Desire, I think, underpins so many of the paintings that I make, just because it's such an intense emotion. And particularly with this group of paintings, they feel very much about what's happening in the culture now. And desire is obviously underpinning that as well.
And then in terms of fictional characters, I am just obsessed with fiction. In terms of how I work, I imagine paintings and build paintings in my mind over a long period of time. Then I use sketches, images I've taken or harvested to create and realise these scenes.
So looking around, I feel like scale is clearly something that you put a lot of thought into. What informs the scale of each figure? This one, if you look into each room, it's almost like there's another little world happening in that room. But then this one, you've got much smaller figures in detail, contrasted with the largest figure, who stands more as an outline.
So I think with this painting in particular, all of these images are... They're images and then there's a central character through the middle window here. All of these windows suggest these kinds of obsessions with different ideas, different media, different experiences.
Courtesy of Bolding
And then in terms of this painting, the different scales are aimed to create this really kind of uncomfortable experience for the viewer, I think. The different scales really add to that.
In terms of the actual scale of the canvas, a lot of that has been dictated by finance. It's just more convenient making smaller paintings, but smaller paintings also have an intensity to them that I really like. They also force people to look at them closer up. So there's an intimacy to that, which I think is interesting.
I think it also works well in this space because it's a smaller space with these interesting different features. And the smaller paintings lend themselves to showing in a space like this.
Courtesy of Bolding
Along the same lines, it feels like texture also plays a big role. So, for example, particularly in this one, the layering of the paints. And then even this one, where it's smoother, but the brush strokes are clearer in certain parts than others. How do you use texture to further illustrate the narrative?
So, yeah, texture is obviously very important to any painter. And experimenting with those different textures; different ways of applying the paint, it keeps the process really engaging for me. Then also, for the viewer, it just creates more of an interesting and impactful image, I think. And, yeah, there's different tensions between the thinner use of paint and then the thicker paint layered on top. It creates these kinds of deep caverns of paint, which I think are really interesting.
Courtesy of Bolding
Courtesy of Bolding
I really like this yellow painting. So can you just talk to me a bit about that?
So, yeah, the boner - I've always debated taking it out. I really like it. The whole painting is extremely kind of repulsive, but also seductive at the same time. And I really like those tensions, particularly within this group of paintings. Like it's a tension that I really encourage and kind of waded in.
With this painting in particular, you have these two larger characters that are feeding this pudding to these diminutive figures at the bottom. And it speaks to this like megalomania, or these crazy power dynamics within this very shallow room.
A lot of the images I think about as kind of anchors for a certain kind of atmosphere or emotion. I'm really trying to create a visceral experience more than anything else, I think. They aim to be emotionally complicated more than anything else.
Courtesy of Bolding
I feel like amongst all of the paintings, there's a theme of dessert, but quite specifically puddings as well. Would I be right in assuming that that's a reference again to desire?

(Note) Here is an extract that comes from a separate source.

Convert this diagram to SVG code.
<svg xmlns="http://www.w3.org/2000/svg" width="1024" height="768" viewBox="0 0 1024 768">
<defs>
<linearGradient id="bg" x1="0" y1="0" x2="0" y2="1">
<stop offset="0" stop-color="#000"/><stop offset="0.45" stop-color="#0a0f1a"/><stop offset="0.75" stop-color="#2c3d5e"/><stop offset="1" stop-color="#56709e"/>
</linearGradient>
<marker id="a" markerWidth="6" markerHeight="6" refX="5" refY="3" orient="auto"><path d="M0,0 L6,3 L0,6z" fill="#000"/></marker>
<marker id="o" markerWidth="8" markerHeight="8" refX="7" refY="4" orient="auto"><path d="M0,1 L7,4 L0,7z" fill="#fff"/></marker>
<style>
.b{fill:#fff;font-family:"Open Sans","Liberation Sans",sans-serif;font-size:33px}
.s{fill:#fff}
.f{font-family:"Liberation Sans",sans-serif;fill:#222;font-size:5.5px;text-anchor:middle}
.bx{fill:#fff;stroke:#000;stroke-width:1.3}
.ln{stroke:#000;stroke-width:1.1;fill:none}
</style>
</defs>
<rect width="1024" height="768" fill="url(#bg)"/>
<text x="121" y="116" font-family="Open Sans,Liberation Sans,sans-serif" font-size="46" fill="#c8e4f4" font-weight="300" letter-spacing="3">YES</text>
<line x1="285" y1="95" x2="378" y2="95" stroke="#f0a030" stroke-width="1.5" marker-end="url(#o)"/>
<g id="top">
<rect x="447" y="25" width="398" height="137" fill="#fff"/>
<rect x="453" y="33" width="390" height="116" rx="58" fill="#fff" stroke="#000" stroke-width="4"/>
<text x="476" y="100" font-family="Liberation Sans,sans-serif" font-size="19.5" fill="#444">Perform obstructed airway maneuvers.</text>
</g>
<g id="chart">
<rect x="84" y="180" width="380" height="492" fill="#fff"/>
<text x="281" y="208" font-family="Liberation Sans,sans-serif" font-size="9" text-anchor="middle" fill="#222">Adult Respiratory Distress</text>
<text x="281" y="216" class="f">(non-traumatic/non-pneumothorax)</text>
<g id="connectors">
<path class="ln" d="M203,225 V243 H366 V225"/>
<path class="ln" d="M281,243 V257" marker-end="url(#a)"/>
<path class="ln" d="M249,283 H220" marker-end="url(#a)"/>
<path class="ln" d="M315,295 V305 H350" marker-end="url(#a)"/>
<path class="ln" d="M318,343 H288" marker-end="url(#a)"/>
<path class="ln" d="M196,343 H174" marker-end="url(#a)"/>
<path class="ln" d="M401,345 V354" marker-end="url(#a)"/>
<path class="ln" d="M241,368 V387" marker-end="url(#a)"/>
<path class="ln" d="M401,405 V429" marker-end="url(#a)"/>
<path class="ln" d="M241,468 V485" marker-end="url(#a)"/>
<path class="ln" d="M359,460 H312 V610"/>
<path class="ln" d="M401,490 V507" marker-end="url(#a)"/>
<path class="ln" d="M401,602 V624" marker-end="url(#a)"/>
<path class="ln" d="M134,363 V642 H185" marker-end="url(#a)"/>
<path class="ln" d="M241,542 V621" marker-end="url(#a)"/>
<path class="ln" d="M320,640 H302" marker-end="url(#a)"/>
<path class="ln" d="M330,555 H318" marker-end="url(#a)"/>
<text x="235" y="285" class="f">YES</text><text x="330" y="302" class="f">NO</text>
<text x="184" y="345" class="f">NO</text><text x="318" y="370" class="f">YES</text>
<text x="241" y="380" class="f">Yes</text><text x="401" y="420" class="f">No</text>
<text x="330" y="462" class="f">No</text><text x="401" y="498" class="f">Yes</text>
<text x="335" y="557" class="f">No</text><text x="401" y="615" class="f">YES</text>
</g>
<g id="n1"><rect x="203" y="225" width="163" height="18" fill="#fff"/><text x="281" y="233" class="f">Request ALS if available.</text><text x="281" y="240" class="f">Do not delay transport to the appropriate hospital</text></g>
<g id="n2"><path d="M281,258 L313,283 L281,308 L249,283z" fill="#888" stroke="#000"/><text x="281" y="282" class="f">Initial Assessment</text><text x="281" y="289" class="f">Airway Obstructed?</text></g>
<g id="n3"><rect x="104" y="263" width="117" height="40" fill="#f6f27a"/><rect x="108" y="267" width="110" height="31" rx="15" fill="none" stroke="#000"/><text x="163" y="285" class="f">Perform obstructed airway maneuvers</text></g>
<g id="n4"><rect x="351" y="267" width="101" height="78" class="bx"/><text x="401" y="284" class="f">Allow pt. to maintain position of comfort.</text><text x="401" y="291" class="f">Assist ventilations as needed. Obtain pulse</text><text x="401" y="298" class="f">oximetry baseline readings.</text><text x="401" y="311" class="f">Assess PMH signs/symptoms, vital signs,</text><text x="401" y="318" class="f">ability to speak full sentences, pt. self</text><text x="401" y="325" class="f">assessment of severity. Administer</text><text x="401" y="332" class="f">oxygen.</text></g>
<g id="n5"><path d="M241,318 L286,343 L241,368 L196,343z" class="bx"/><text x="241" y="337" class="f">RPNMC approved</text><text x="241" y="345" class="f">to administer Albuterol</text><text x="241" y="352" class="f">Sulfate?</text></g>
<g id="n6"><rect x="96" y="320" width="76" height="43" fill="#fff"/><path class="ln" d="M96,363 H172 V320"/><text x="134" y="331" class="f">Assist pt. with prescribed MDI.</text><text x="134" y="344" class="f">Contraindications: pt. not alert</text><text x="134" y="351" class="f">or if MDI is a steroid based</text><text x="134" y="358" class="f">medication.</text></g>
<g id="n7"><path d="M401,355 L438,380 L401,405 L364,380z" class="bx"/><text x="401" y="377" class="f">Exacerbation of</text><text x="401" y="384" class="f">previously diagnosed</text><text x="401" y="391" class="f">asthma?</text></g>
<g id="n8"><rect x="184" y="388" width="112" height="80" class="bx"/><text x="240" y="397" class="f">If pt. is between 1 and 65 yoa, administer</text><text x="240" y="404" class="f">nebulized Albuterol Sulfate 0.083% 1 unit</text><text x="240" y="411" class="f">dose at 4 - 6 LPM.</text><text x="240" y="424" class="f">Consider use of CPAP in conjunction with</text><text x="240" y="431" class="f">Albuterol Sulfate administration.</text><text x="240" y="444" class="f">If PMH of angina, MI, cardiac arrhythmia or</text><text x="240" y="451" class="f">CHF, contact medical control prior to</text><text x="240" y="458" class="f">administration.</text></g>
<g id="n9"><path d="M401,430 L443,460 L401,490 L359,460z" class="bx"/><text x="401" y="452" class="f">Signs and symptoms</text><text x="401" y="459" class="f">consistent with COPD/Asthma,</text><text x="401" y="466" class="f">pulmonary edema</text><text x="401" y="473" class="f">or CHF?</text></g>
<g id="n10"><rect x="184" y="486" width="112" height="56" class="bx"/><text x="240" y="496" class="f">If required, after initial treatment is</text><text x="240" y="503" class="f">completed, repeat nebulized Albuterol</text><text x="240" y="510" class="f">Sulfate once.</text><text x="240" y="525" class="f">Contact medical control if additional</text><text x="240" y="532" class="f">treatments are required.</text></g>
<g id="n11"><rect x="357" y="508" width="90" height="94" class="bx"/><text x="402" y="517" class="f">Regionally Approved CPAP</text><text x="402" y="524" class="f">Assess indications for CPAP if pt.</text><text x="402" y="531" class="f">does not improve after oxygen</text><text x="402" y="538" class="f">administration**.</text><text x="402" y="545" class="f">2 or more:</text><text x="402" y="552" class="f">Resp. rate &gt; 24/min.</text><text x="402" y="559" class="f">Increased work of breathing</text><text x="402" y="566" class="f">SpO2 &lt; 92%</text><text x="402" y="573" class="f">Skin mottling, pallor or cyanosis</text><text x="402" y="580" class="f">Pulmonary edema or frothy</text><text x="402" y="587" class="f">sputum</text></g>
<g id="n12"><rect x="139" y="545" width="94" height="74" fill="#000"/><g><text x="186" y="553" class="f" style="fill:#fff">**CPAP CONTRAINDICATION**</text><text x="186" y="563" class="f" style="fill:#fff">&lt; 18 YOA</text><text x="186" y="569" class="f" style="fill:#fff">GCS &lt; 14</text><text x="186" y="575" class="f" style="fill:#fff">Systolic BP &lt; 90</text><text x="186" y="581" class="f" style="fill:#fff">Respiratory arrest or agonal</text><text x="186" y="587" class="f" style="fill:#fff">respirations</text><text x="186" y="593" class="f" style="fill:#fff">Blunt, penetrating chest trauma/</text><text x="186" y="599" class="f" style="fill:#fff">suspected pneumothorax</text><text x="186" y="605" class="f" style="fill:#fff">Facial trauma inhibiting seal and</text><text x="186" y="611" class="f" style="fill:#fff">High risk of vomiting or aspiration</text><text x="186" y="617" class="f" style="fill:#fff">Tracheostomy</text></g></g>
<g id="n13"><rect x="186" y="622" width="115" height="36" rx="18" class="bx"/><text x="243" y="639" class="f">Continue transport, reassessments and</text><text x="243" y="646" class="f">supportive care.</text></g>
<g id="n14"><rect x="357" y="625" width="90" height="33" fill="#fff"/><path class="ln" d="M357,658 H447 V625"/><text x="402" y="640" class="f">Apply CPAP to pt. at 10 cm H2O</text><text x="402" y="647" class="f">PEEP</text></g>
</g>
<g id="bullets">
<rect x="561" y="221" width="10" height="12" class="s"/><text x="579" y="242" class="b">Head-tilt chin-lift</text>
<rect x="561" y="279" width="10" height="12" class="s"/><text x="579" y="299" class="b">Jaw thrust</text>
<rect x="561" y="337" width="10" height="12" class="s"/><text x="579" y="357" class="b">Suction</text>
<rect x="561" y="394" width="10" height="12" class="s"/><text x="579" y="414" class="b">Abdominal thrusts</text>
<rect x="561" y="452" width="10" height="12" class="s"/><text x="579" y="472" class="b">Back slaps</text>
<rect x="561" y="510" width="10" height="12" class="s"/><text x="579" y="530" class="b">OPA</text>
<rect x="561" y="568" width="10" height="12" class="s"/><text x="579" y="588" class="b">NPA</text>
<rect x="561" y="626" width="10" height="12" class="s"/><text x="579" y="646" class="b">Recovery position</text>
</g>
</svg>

Yeah, yeah, yeah. So I like to force symbols in my paintings and cake has become this, for me, this perfect symbol of these beautiful objects that are also tasty, but disgusting and overindulging them. They're sickly, and that feels like a perfect kind of metaphor for contemporary culture.
Did you create work specifically for the exhibition or is it more of like a collection of work that you already have?

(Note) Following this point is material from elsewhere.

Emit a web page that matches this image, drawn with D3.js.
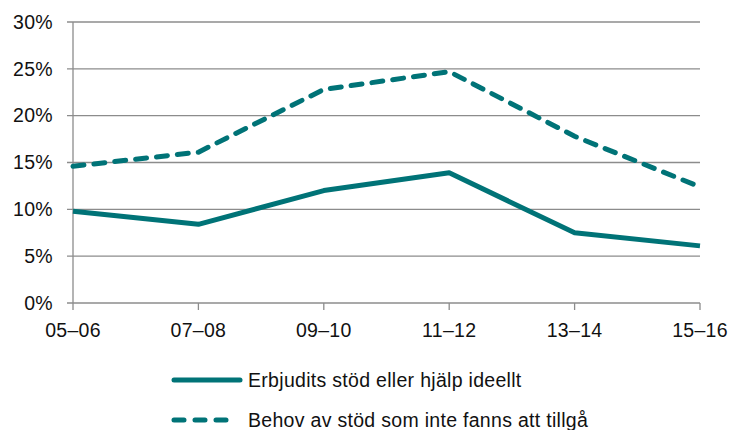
<!DOCTYPE html>
<html>
<head>
<meta charset="utf-8">
<script src="https://cdn.jsdelivr.net/npm/d3@7"></script>
<style>
  body { margin: 0; background: #fff; }
  text { font-family: "Liberation Sans", Arial, sans-serif; fill: #111; letter-spacing: 0.3px; }
</style>
</head>
<body>
<div id="chart"></div>
<script>
const periods = ["05–06", "07–08", "09–10", "11–12", "13–14", "15–16"];
const erbjudits = [9.8, 8.4, 12.0, 13.9, 7.5, 6.1];
const behov = [14.6, 16.1, 22.8, 24.7, 17.8, 12.4];
const yTicks = [0, 5, 10, 15, 20, 25, 30];
const seriesNames = ["Erbjudits stöd eller hjälp ideellt", "Behov av stöd som inte fanns att tillgå"];

const W = 733, H = 430;
const margin = { top: 22, right: 33, bottom: 127, left: 73 };
const width = W - margin.left - margin.right,
  height = H - margin.top - margin.bottom;
const teal = "#007377", grid = "#8c8c8c";

const svg = d3.select("#chart").append("svg")
  .attr("width", W)
  .attr("height", H);
const g = svg.append("g")
  .attr("transform", `translate(${margin.left},${margin.top})`);

const x = d3.scalePoint().domain(periods).range([0, width]);
const y = d3.scaleLinear().domain([0, 30]).range([height, 0]);

// gridlines + left ticks
g.selectAll(".grid")
  .data(yTicks)
  .join("line")
  .attr("x1", -6)
  .attr("x2", width)
  .attr("y1", d => y(d))
  .attr("y2", d => y(d))
  .attr("stroke", grid)
  .attr("stroke-width", 1.3);

g.append("line")
  .attr("x1", 0).attr("x2", 0)
  .attr("y1", 0).attr("y2", height)
  .attr("stroke", grid)
  .attr("stroke-width", 1.3);

// bottom tick marks
g.selectAll(".xtick")
  .data(periods)
  .join("line")
  .attr("x1", d => x(d)).attr("x2", d => x(d))
  .attr("y1", height).attr("y2", height + 7)
  .attr("stroke", grid)
  .attr("stroke-width", 1.3);

g.selectAll(".ylab")
  .data(yTicks)
  .join("text")
  .attr("x", -20)
  .attr("y", d => y(d))
  .attr("dy", "0.35em")
  .attr("text-anchor", "end")
  .style("font-size", "19.5px")
  .text(d => d + "%");

g.selectAll(".xlab")
  .data(periods)
  .join("text")
  .attr("x", d => x(d))
  .attr("y", height + 34)
  .attr("text-anchor", "middle")
  .style("font-size", "19.5px")
  .text(d => d);

const line = d3.line()
  .x((d, i) => x(periods[i]))
  .y(d => y(d));

g.append("path")
  .datum(erbjudits)
  .attr("d", line)
  .attr("fill", "none")
  .attr("stroke", teal)
  .attr("stroke-width", 5)
  .attr("stroke-linejoin", "round");

g.append("path")
  .datum(behov)
  .attr("d", line)
  .attr("fill", "none")
  .attr("stroke", teal)
  .attr("stroke-width", 5)
  .attr("stroke-dasharray", "11,10")
  .attr("stroke-linecap", "round");

// legend
const legend = svg.append("g").attr("transform", "translate(174,380)");
[0, 1].forEach(i => {
  const row = legend.append("g").attr("transform", `translate(0,${i * 40})`);
  row.append("line")
    .attr("x1", 0).attr("x2", i === 0 ? 66 : 56)
    .attr("y1", 0).attr("y2", 0)
    .attr("stroke", teal)
    .attr("stroke-width", 5)
    .attr("stroke-linecap", "round")
    .attr("stroke-dasharray", i === 0 ? null : "10,11");
  row.append("text")
    .attr("x", 74)
    .attr("y", 0)
    .attr("dy", "0.35em")
    .style("font-size", "19.5px")
    .text(seriesNames[i]);
});
</script>
</body>
</html>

So I've been working on this group of paintings for about five, six years.
The first painting I made of this group was this painting which was this coming out party. You had all of these figures throwing around cake and engaging in different actions. That was kind of jumping off point.
Since then, I've been making the odd painting for this group. And Esme [Bolding Gallery] likes this group of paintings. And it felt like a good time to show them, like they started to take off. I was working on them more. And then some of them are made specifically for this show.
Then the rest of them have been worked on for, some of them, for multiple years. Like I like to work on a painting for a little bit and then put it away and come back even a year down the line. It also kind of takes the pressure off of the individual paintings, working on multiple paintings at the same time over multiple years. I like to work in that very low pressure way.
What feels like it's next? I guess it sounds like you don't quite work in a super linear way.
So I work regularly, but I like to fire off in a lot of different directions. I like a variety of different kinds of paintings, different images, and a lot of different themes within my work. And then when it comes to having a show, then I really kind of hone in and focus on an album of pictures that revolve around a particular theme or idea.
So in terms of what happens next, I can see myself making more of these kinds of paintings. I also have a show with Tarzan Kingofthejungle. I've got a show with him and I'm showing very different paintings, like these landscape paintings that are populated. Night paintings as well, with content hidden within the dark spaces of the painting.